* BEGIN Exercise inputs *

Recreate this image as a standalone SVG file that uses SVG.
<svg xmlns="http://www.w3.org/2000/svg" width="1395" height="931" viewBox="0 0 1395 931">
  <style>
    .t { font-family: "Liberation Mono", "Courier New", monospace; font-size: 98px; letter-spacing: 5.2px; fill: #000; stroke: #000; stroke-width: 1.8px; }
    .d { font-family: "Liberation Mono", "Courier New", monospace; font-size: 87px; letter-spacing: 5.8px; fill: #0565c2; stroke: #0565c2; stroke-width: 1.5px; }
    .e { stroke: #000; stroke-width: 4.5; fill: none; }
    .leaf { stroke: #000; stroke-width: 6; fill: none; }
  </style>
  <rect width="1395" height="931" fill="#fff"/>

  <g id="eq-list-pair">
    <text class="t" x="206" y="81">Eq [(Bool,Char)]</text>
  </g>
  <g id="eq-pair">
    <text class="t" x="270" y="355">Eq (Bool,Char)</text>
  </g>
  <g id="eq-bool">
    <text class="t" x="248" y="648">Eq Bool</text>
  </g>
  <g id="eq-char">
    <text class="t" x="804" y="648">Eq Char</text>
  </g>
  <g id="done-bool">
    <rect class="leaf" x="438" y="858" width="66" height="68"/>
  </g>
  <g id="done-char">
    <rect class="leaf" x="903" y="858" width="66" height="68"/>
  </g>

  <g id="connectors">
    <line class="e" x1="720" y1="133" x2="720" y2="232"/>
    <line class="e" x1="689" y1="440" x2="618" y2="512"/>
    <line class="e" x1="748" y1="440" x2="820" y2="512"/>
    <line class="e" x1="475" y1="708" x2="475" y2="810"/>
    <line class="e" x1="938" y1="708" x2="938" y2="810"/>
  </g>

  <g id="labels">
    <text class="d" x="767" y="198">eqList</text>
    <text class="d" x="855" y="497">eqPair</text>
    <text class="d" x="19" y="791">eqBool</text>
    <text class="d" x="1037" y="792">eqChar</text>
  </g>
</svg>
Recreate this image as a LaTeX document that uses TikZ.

* END Exercise inputs *

What is being asked:
Looking at the entries above, state how many lines contain "that"; give the number alone.

Solved problem:
2